Excerpts from: A Course in Play for Teachers by Henry S. Curtis. Playground Association of America. Educational Foundations, November, 1909. A.S. Barnes and Company.
The idea of a course in play for teachers is somewhat startling at first blush, for the work of most teachers seems to have very little to do with play. To suggest it may seem almost an impertinence on the part of the committee.
The course is in line with developments all over the world. The Germans began to give courses in play to teachers about fifteen years ago. In 1903, it was reported that fourteen thousand teachers had taken these courses. This number has doubtless reached well into the tens of thousands now.
In the preparatory and public schools of England, as is generally known, play had been compulsory and a part of the curriculum for years. Many of our American cities have adopted a curriculum of games, but in most of them it is only advisory and is not insisted on.
The tuberculosis movement of the present time is emphasizing the value of fresh air and not a few educators are trying to impress upon us that health is the most fundamental consideration in education. All studies that have been made of the physical status of school children seem to show that they are suffering from many defects and illnesses. The child who seems to be full of abounding health is the exception. Professors of pedagogy and other experts on this question often keep their children out of school altogether until they are eight or nine years of age, because they feel it is better for the children not to go to school than for them to have such a long period of confinement and inaction each day at a time when nearly all their tendencies and interests are motor….In America as in England it will still be necessary to admit the children at six, in all probability. Parents have come to demand that the school take care of the children during the day. It is not so much that they want the children to be at school as they do not want to be bothered with them at home.
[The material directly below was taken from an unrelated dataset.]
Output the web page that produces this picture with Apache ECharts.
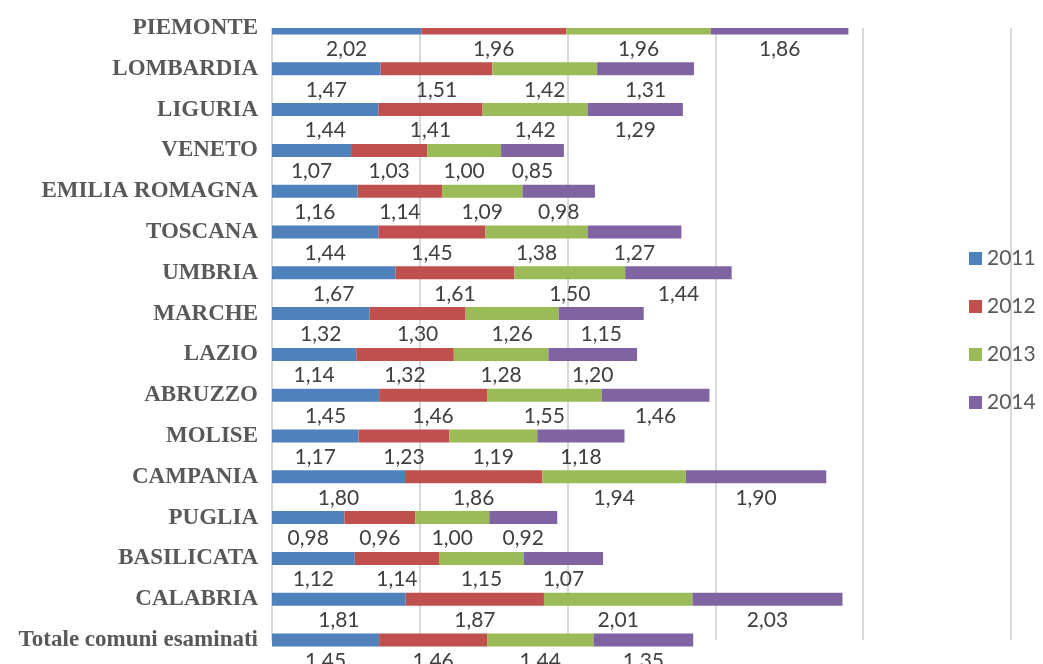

It is a truism to say that the whole educational world in this country is today in a state of profound unrest. We all feel that education should bear a very close relation to effectiveness in life and society, yet no one would say that any such direct relation exists today. The whole aim of our system is said to make scholars, but few ever become scholars. The things learned in school are soon forgotten and have little effect upon the character or vocational success.
I have in my possession more than 7,000 papers written by elementary and high school pupils on the subject The Teacher I Like Best. The notable thing about the whole series of papers is that the life of the classroom enters very little into the estimate. The teachers who are preferred and are said to have a lasting influence upon the pupil are the ones who have had some relations with him outside the classroom.